One recent example is among this year’s winners of the Vodafone Americas Foundation Wireless Innovation Project competition. Since 2009, the annual competition has awarded millions of dollars in grant money to people and organizations developing promising wireless solutions for users in the developing world.
Last Monday, the foundation awarded the micro-investment company InVenture a $100,000 grant for its InSight SMS money management tool. InVenture hosts a micro-investment platform that connects small businesses in under-served communities in India, Mali, and Mexico with potential micro-investors – ordinary people around the world. The company notes that small and medium-size businesses in the developing world account for just 17 percent of GDP and 30 percent of the working population on average (a fraction of the role SMBs play in developed economies):
“We have seen and heard firsthand from micro-business owners about how they are unable to expand their businesses and feel trapped in a cycle of debt and poverty…. InVenture wants to change this. We want to solve the problem of the under-served “missing middle” in developing economies by giving developing entrepreneurs the chance to expand, to employ more of their neighbors, and to lift their communities out of poverty.”
InVenture’s InSight SMS tool is designed to further that goal by providing money management services to help entrepreneurs track their finances and improve their business skills. Entrepreneurs can enter their daily revenue and expenses, and track the growth of their business, all via text message. The platform also serves as a global credit rating system for small business owners to help them access more capital at lower interest rates. (Learn more, view a video outline of their mission.)

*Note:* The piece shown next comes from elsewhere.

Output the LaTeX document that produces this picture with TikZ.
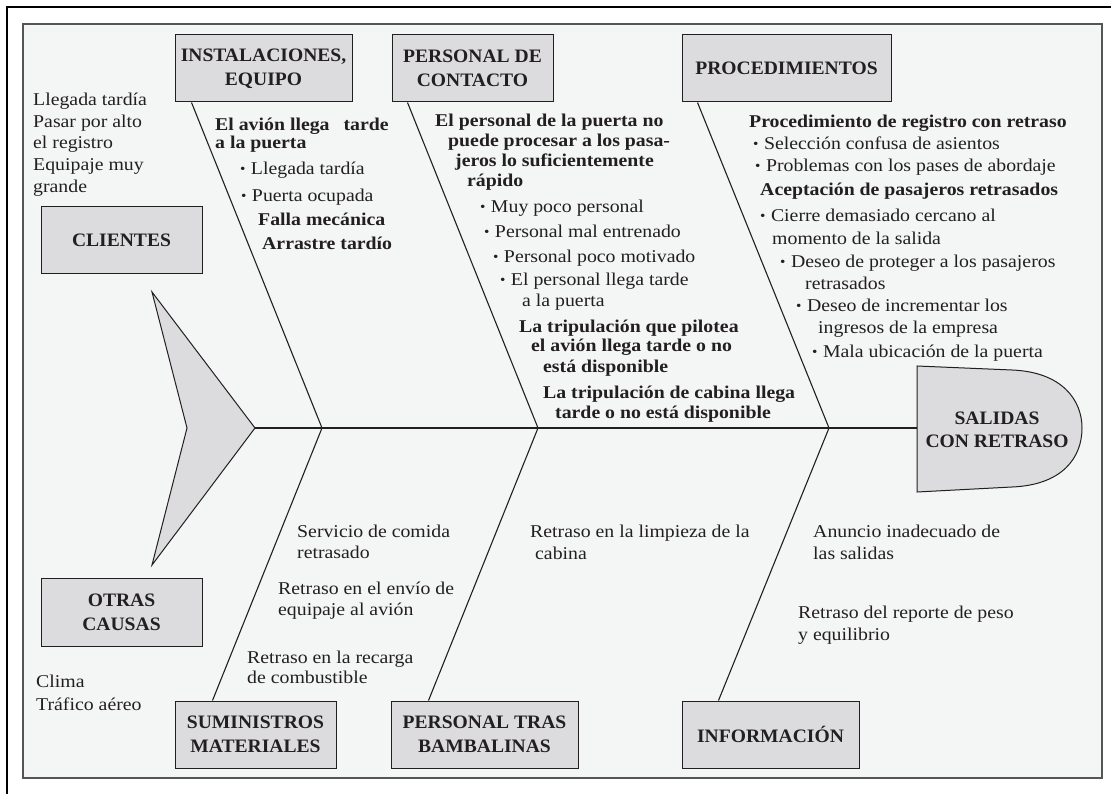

Connecting Entrepreneurs with Micro-Investors
This isn’t the first time the Vodafone Americas Foundation has awarded a grant for a mobile micro-finance application. Two years ago, FrontlineSMS: Credit received a grant for a different SMS application, which links the growing number of mobile payment systems in developing countries with micro-finance institutions.
For entrepreneurs at the base of the economic pyramid who use mobile payments as their primary form of banking, FrontlineSMS can help them obtain funding they otherwise couldn’t access from remote micro-financiers. For micro-investment institutions, the SMS application offers a way to invest in thousands of new businesses that would otherwise require too much time, resources, and manual effort to reach. (Learn more, view a video presentation.)
Planting the Seeds of Micro-Businesses
Another fascinating (and award-winning) start-up aimed at entrepreneurs in developing countries is Ruma in Indonesia, sponsored by the Grameen Foundation and the Qualcomm Wireless Reach Initiative. An acronym that translates to “Your Micro Business Partner,” Ruma provides “business in a box” startup kits and training to help individuals start their own micro-businesses around mobile phones and services.
Micro-entrepreneurs can sell prepaid cell phone minutes, bill payment services, perform market research by conducting mobile surveys, and more. Ruma specifically targets its businesses to individuals and families in poverty. According to Qualcomm, “As of March 2012, there were more than 12,000 Ruma Entrepreneurs – 82 percent of them women – serving more than 1.2 million people across the country”
Most interestingly, Ruma doesn’t just talk about lifting people out of poverty, the organization has developed detailed metrics to qualify entrepreneurs and track their progress. The company’s analysis indicates that nearly half of entrepreneurs who participate in the program are able to move out of poverty within four months.
A Meaningful Commitment
Obviously, there are several wonderful programs working right now to help entrepreneurs develop and expand their businesses, and bring families and communities out of poverty. For an outside observer, the most exciting aspect is the number of smart, dedicated people devoting themselves to this important mission.
It’s a credit to the mobile industry that so many service providers are making it a priority to ensure that the developing world can reap the benefits of the mobile technology revolution.